Katherine B. Forrest, the lawyer for the center, argued the case based on the premise that Graham was an employee of the center from 1956. A letter from Graham to her mother that year stated that the foundation, established in 1948, had bought the school and her name from Graham for tax purposes. Burstein maintained that Graham had always kept autonomous power over her works. In her decision, Judge Miriam Cedarbaum in effect ruled that Graham had given ownership of her works to the center and therefore did not have the right to will her ballets to Protas. In addition, Protas was ordered to pay the center $241,000 for royalties he had received from licensing Graham's ballets and selling materials to the Library of Congress.
"We rejoice that the decision comes just as we are making plans for our Joyce Theater season and tour," said Francis Mason, the chairman of the Graham board. "This permits us to go ahead as we hoped." (The Joyce Theater season will run from January 21 to February 2, 2003. As of early fall, tour dates had not been set.)
Burstein, who plans to appeal the decision, said, "I think when the court of appeals reviews this entire record, they are going to make certain determinations that will right what I think is a terrible wrong.
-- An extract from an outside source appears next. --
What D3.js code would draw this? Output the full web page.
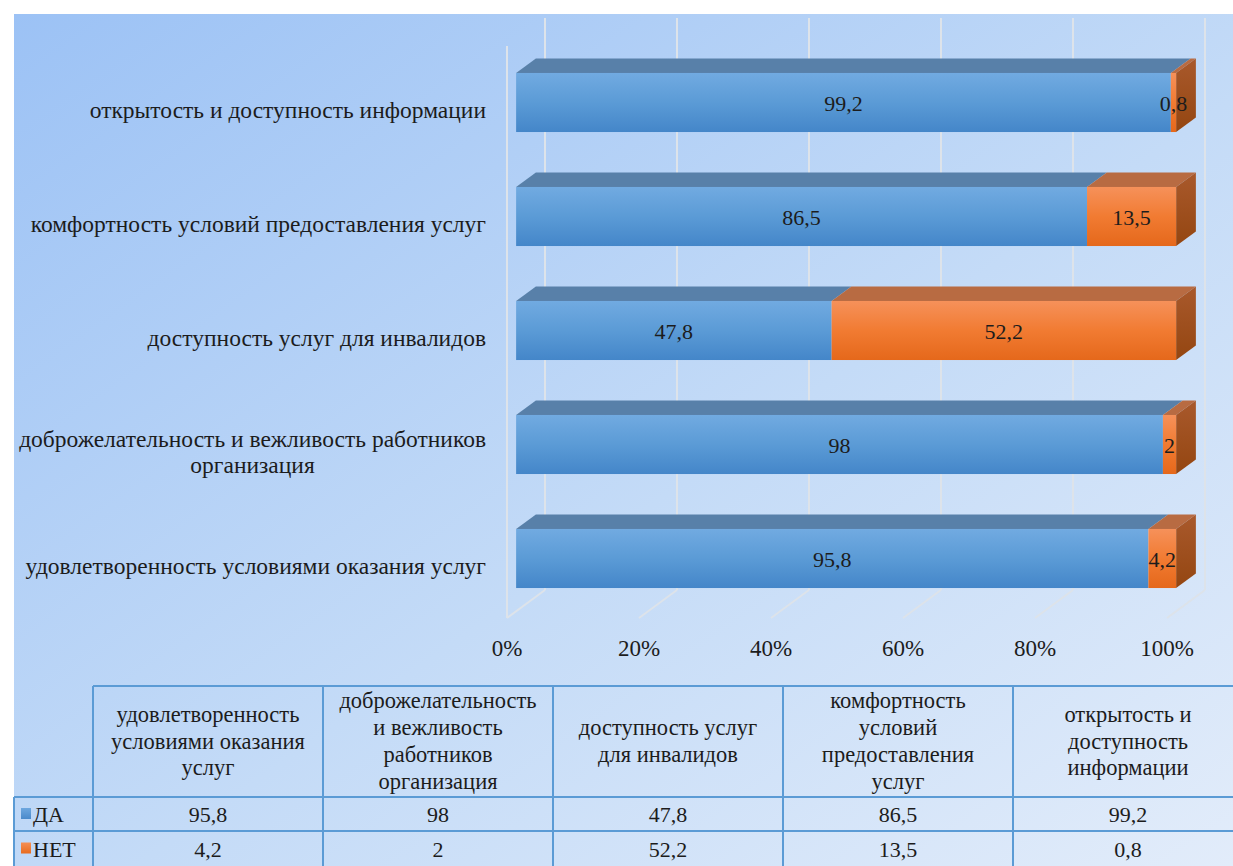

I don't think I've ever felt quite as confident about a reversal as I do about this case." On July 2, the trust lost its appeal to prevent the center from using Martha Graham's name, which Judge Cederbaum had stated the center owned by common-law rights.
Burstein warned that a dangerous precedent could be set with this latest ruling. "I think future choreographers should be very wary of this decision," he said. "The notion that Martha Graham did not own the copyright to her work because there was a corporation set up to facilitate her work is a shocking conclusion."
Other choreographers, including George Balanchine and Jerome Robbins, have successfully passed their works on to heirs. What makes Graham's will any different? Barbara Horgan, who administers the Balanchine Trust, said it may simply come down to the fact that Balanchine's heirs and trustees get along. Balanchine licensed his ballets to many companies while he was alive. And unlike Graham, who named Protas as her sole heir, Balanchine willed his ballets to a number of heirs, including some of the ballerinas who created the roles in those ballets. The Balanchine Trust functions as a committee and was formed to streamline the process of licensing the works--thereby helping to insure that they'd live on.
Marvin Preston, the director of the Graham center, indicated that their goals were similar "Our mission is one of preserving Graham's repertoire and legacy and creating a future for the company. What we were after was access to the dances." He also said that, though the board has made no decisions regarding the licensing of Graham ballets to other groups, the prospect is being considered.